▶ _PROBLEM STATEMENT_:
Print the listing as it stands, omitting all images.
• • • • • • •
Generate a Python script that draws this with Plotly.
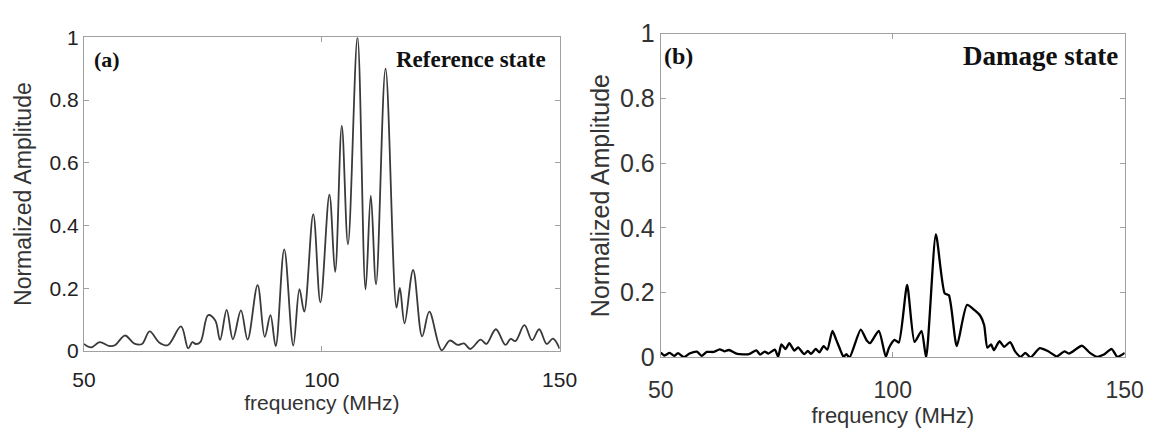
import plotly.graph_objects as go

# Panel (a): reference state spectrum (frequency in MHz, normalized amplitude)
freq_ref = [50.0, 51.5, 53.3, 55.2, 56.5, 58.6, 60.6, 62.2, 63.8, 65.8, 67.6, 70.4,
            71.9, 72.8, 73.5, 74.5, 76.1, 77.6, 78.6, 80.0, 81.3, 83.0, 84.4, 86.5,
            88.0, 89.2, 90.3, 92.1, 94.0, 95.3, 96.3, 98.2, 99.7, 101.6, 102.8, 104.2,
            105.5, 107.5, 109.2, 110.3, 111.4, 113.4, 115.7, 116.4, 117.4, 119.2, 121.1,
            122.6, 125.2, 126.9, 128.6, 129.9, 131.2, 133.4, 134.6, 136.6, 138.6, 139.7,
            140.7, 142.6, 144.2, 145.7, 147.3, 148.6, 150.0]
amp_ref = [0.022, 0.011, 0.028, 0.016, 0.018, 0.049, 0.023, 0.022, 0.062, 0.027, 0.018, 0.078,
           0.008, 0.028, 0.022, 0.029, 0.114, 0.097, 0.035, 0.131, 0.037, 0.129, 0.036, 0.210,
           0.045, 0.114, 0.015, 0.324, 0.017, 0.197, 0.125, 0.436, 0.155, 0.498, 0.252, 0.718,
           0.340, 1.000, 0.196, 0.495, 0.212, 0.900, 0.138, 0.201, 0.088, 0.258, 0.046,
           0.125, 0.002, 0.033, 0.019, 0.024, 0.006, 0.036, 0.022, 0.069, 0.019, 0.038,
           0.031, 0.082, 0.034, 0.069, 0.022, 0.039, 0.007]

# Panel (b): damage state spectrum
freq_dmg = [50.0, 50.8, 51.9, 52.9, 53.7, 55.0, 56.2, 57.8, 58.8, 59.9, 61.4, 62.7, 63.7,
            64.7, 66.5, 69.0, 70.6, 71.4, 72.4, 73.2, 74.6, 75.3, 76.0, 76.9, 77.7, 78.8,
            79.6, 80.9, 81.7, 82.4, 83.4, 84.2, 85.1, 85.9, 87.0, 87.8, 88.6, 89.4, 90.0,
            90.7, 93.1, 94.4, 95.1, 97.0, 98.5, 99.2, 100.4, 101.3, 103.1, 104.7, 106.2,
            107.2, 109.3, 111.2, 112.1, 113.8, 116.0, 117.7, 118.9, 119.7, 120.4, 121.2,
            121.8, 123.0, 124.0, 125.3, 126.4, 127.6, 128.6, 129.7, 131.7, 133.5, 135.4,
            137.0, 138.0, 140.8, 142.5, 144.1, 145.4, 147.2, 148.4, 150.0]
amp_dmg = [0.015, 0.006, 0.014, 0.005, 0.013, 0.001, 0.012, 0.018, 0.005, 0.017, 0.017, 0.025, 0.019,
           0.023, 0.011, 0.010, 0.022, 0.009, 0.018, 0.012, 0.024, 0.002, 0.040, 0.026, 0.044, 0.021,
           0.031, 0.010, 0.020, 0.011, 0.026, 0.016, 0.035, 0.024, 0.082, 0.055, 0.027, 0.002, 0.010,
           0.000, 0.086, 0.052, 0.044, 0.082, 0.002, 0.030, 0.054, 0.046, 0.224, 0.048, 0.081,
           0.000, 0.380, 0.198, 0.192, 0.035, 0.162, 0.145, 0.128, 0.100, 0.030, 0.040,
           0.022, 0.050, 0.033, 0.047, 0.018, 0.002, 0.014, 0.000, 0.029, 0.019, 0.003,
           0.019, 0.012, 0.036, 0.014, 0.002, 0.008, 0.026, 0.002, 0.014]

x_ticks = [50, 100, 150]
y_ticks = [0, 0.2, 0.4, 0.6, 0.8, 1]
y_tick_text = ["0", "0.2", "0.4", "0.6", "0.8", "1"]

W, H = 1169, 436
SANS = "Liberation Sans, Arial, sans-serif"
SERIF = "Liberation Serif, Times New Roman, serif"


def px_x(p):
    return p / W


def px_y(p):
    return 1 - p / H


fig = go.Figure()
fig.add_trace(go.Scatter(x=freq_ref, y=amp_ref, mode="lines", xaxis="x", yaxis="y",
                         line=dict(color="#3a3a3a", width=1.8, shape="spline", smoothing=1.0),
                         showlegend=False, hoverinfo="skip"))
fig.add_trace(go.Scatter(x=freq_dmg, y=amp_dmg, mode="lines", xaxis="x2", yaxis="y2",
                         line=dict(color="#000000", width=2.3, shape="spline", smoothing=0.6),
                         showlegend=False, hoverinfo="skip"))

axis_common = dict(showline=True, mirror="ticks", linecolor="#a0a0a0", linewidth=1,
                   ticks="inside", ticklen=5, tickcolor="#a0a0a0", showgrid=False,
                   zeroline=False, fixedrange=True)

fig.update_layout(
    width=W, height=H,
    margin=dict(l=0, r=0, t=0, b=0),
    paper_bgcolor="white", plot_bgcolor="white",
    xaxis=dict(domain=[px_x(73), px_x(562)], range=[50, 150], tickvals=x_ticks,
               anchor="y", tickfont=dict(family=SANS, size=21, color="#222"),
               ticklabelstandoff=10,
               title=dict(text="frequency (MHz)", font=dict(family=SANS, size=21, color="#333"),
                          standoff=3),
               **axis_common),
    yaxis=dict(domain=[px_y(360), px_y(25)], range=[0, 1], tickvals=y_ticks,
               ticktext=y_tick_text, anchor="x",
               tickfont=dict(family=SANS, size=21, color="#222"),
               title=dict(text="Normalized Amplitude", font=dict(family=SANS, size=23, color="#333"),
                          standoff=11),
               **axis_common),
    xaxis2=dict(domain=[px_x(666), px_x(1143)], range=[50, 150], tickvals=x_ticks,
                anchor="y2", tickfont=dict(family=SANS, size=23, color="#333"),
                ticklabelstandoff=12,
                title=dict(text="frequency (MHz)", font=dict(family=SANS, size=22, color="#333"),
                           standoff=2),
                **axis_common),
    yaxis2=dict(domain=[px_y(367), px_y(21)], range=[0, 1], tickvals=y_ticks,
                ticktext=y_tick_text, anchor="x2",
                tickfont=dict(family=SANS, size=25, color="#333"),
                title=dict(text="Normalized Amplitude", font=dict(family=SANS, size=25, color="#333"),
                           standoff=3),
                **axis_common),
)

panel_labels = [
    dict(text="<b>(a)</b>", x=px_x(81), y=px_y(49), xanchor="left", size=22),
    dict(text="<b>Reference state</b>", x=px_x(550), y=px_y(49), xanchor="right", size=23),
    dict(text="<b>(b)</b>", x=px_x(667), y=px_y(45), xanchor="left", size=24),
    dict(text="<b>Damage state</b>", x=px_x(1138), y=px_y(45), xanchor="right", size=27),
]
for lab in panel_labels:
    fig.add_annotation(text=lab["text"], x=lab["x"], y=lab["y"], xref="paper", yref="paper",
                       xanchor=lab["xanchor"], yanchor="middle", showarrow=False,
                       font=dict(family=SERIF, size=lab["size"], color="#111"))

fig.write_html("out.html")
• • • • • • •
▶ _TASK ANSWER_:
Generate a Python script that draws this with Plotly.
import plotly.graph_objects as go

# Panel (a): reference state spectrum (frequency in MHz, normalized amplitude)
freq_ref = [50.0, 51.5, 53.3, 55.2, 56.5, 58.6, 60.6, 62.2, 63.8, 65.8, 67.6, 70.4,
            71.9, 72.8, 73.5, 74.5, 76.1, 77.6, 78.6, 80.0, 81.3, 83.0, 84.4, 86.5,
            88.0, 89.2, 90.3, 92.1, 94.0, 95.3, 96.3, 98.2, 99.7, 101.6, 102.8, 104.2,
            105.5, 107.5, 109.2, 110.3, 111.4, 113.4, 115.7, 116.4, 117.4, 119.2, 121.1,
            122.6, 125.2, 126.9, 128.6, 129.9, 131.2, 133.4, 134.6, 136.6, 138.6, 139.7,
            140.7, 142.6, 144.2, 145.7, 147.3, 148.6, 150.0]
amp_ref = [0.022, 0.011, 0.028, 0.016, 0.018, 0.049, 0.023, 0.022, 0.062, 0.027, 0.018, 0.078,
           0.008, 0.028, 0.022, 0.029, 0.114, 0.097, 0.035, 0.131, 0.037, 0.129, 0.036, 0.210,
           0.045, 0.114, 0.015, 0.324, 0.017, 0.197, 0.125, 0.436, 0.155, 0.498, 0.252, 0.718,
           0.340, 1.000, 0.196, 0.495, 0.212, 0.900, 0.138, 0.201, 0.088, 0.258, 0.046,
           0.125, 0.002, 0.033, 0.019, 0.024, 0.006, 0.036, 0.022, 0.069, 0.019, 0.038,
           0.031, 0.082, 0.034, 0.069, 0.022, 0.039, 0.007]

# Panel (b): damage state spectrum
freq_dmg = [50.0, 50.8, 51.9, 52.9, 53.7, 55.0, 56.2, 57.8, 58.8, 59.9, 61.4, 62.7, 63.7,
            64.7, 66.5, 69.0, 70.6, 71.4, 72.4, 73.2, 74.6, 75.3, 76.0, 76.9, 77.7, 78.8,
            79.6, 80.9, 81.7, 82.4, 83.4, 84.2, 85.1, 85.9, 87.0, 87.8, 88.6, 89.4, 90.0,
            90.7, 93.1, 94.4, 95.1, 97.0, 98.5, 99.2, 100.4, 101.3, 103.1, 104.7, 106.2,
            107.2, 109.3, 111.2, 112.1, 113.8, 116.0, 117.7, 118.9, 119.7, 120.4, 121.2,
            121.8, 123.0, 124.0, 125.3, 126.4, 127.6, 128.6, 129.7, 131.7, 133.5, 135.4,
            137.0, 138.0, 140.8, 142.5, 144.1, 145.4, 147.2, 148.4, 150.0]
amp_dmg = [0.015, 0.006, 0.014, 0.005, 0.013, 0.001, 0.012, 0.018, 0.005, 0.017, 0.017, 0.025, 0.019,
           0.023, 0.011, 0.010, 0.022, 0.009, 0.018, 0.012, 0.024, 0.002, 0.040, 0.026, 0.044, 0.021,
           0.031, 0.010, 0.020, 0.011, 0.026, 0.016, 0.035, 0.024, 0.082, 0.055, 0.027, 0.002, 0.010,
           0.000, 0.086, 0.052, 0.044, 0.082, 0.002, 0.030, 0.054, 0.046, 0.224, 0.048, 0.081,
           0.000, 0.380, 0.198, 0.192, 0.035, 0.162, 0.145, 0.128, 0.100, 0.030, 0.040,
           0.022, 0.050, 0.033, 0.047, 0.018, 0.002, 0.014, 0.000, 0.029, 0.019, 0.003,
           0.019, 0.012, 0.036, 0.014, 0.002, 0.008, 0.026, 0.002, 0.014]

x_ticks = [50, 100, 150]
y_ticks = [0, 0.2, 0.4, 0.6, 0.8, 1]
y_tick_text = ["0", "0.2", "0.4", "0.6", "0.8", "1"]

W, H = 1169, 436
SANS = "Liberation Sans, Arial, sans-serif"
SERIF = "Liberation Serif, Times New Roman, serif"


def px_x(p):
    return p / W


def px_y(p):
    return 1 - p / H


fig = go.Figure()
fig.add_trace(go.Scatter(x=freq_ref, y=amp_ref, mode="lines", xaxis="x", yaxis="y",
                         line=dict(color="#3a3a3a", width=1.8, shape="spline", smoothing=1.0),
                         showlegend=False, hoverinfo="skip"))
fig.add_trace(go.Scatter(x=freq_dmg, y=amp_dmg, mode="lines", xaxis="x2", yaxis="y2",
                         line=dict(color="#000000", width=2.3, shape="spline", smoothing=0.6),
                         showlegend=False, hoverinfo="skip"))

axis_common = dict(showline=True, mirror="ticks", linecolor="#a0a0a0", linewidth=1,
                   ticks="inside", ticklen=5, tickcolor="#a0a0a0", showgrid=False,
                   zeroline=False, fixedrange=True)

fig.update_layout(
    width=W, height=H,
    margin=dict(l=0, r=0, t=0, b=0),
    paper_bgcolor="white", plot_bgcolor="white",
    xaxis=dict(domain=[px_x(73), px_x(562)], range=[50, 150], tickvals=x_ticks,
               anchor="y", tickfont=dict(family=SANS, size=21, color="#222"),
               ticklabelstandoff=10,
               title=dict(text="frequency (MHz)", font=dict(family=SANS, size=21, color="#333"),
                          standoff=3),
               **axis_common),
    yaxis=dict(domain=[px_y(360), px_y(25)], range=[0, 1], tickvals=y_ticks,
               ticktext=y_tick_text, anchor="x",
               tickfont=dict(family=SANS, size=21, color="#222"),
               title=dict(text="Normalized Amplitude", font=dict(family=SANS, size=23, color="#333"),
                          standoff=11),
               **axis_common),
    xaxis2=dict(domain=[px_x(666), px_x(1143)], range=[50, 150], tickvals=x_ticks,
                anchor="y2", tickfont=dict(family=SANS, size=23, color="#333"),
                ticklabelstandoff=12,
                title=dict(text="frequency (MHz)", font=dict(family=SANS, size=22, color="#333"),
                           standoff=2),
                **axis_common),
    yaxis2=dict(domain=[px_y(367), px_y(21)], range=[0, 1], tickvals=y_ticks,
                ticktext=y_tick_text, anchor="x2",
                tickfont=dict(family=SANS, size=25, color="#333"),
                title=dict(text="Normalized Amplitude", font=dict(family=SANS, size=25, color="#333"),
                           standoff=3),
                **axis_common),
)

panel_labels = [
    dict(text="<b>(a)</b>", x=px_x(81), y=px_y(49), xanchor="left", size=22),
    dict(text="<b>Reference state</b>", x=px_x(550), y=px_y(49), xanchor="right", size=23),
    dict(text="<b>(b)</b>", x=px_x(667), y=px_y(45), xanchor="left", size=24),
    dict(text="<b>Damage state</b>", x=px_x(1138), y=px_y(45), xanchor="right", size=27),
]
for lab in panel_labels:
    fig.add_annotation(text=lab["text"], x=lab["x"], y=lab["y"], xref="paper", yref="paper",
                       xanchor=lab["xanchor"], yanchor="middle", showarrow=False,
                       font=dict(family=SERIF, size=lab["size"], color="#111"))

fig.write_html("out.html")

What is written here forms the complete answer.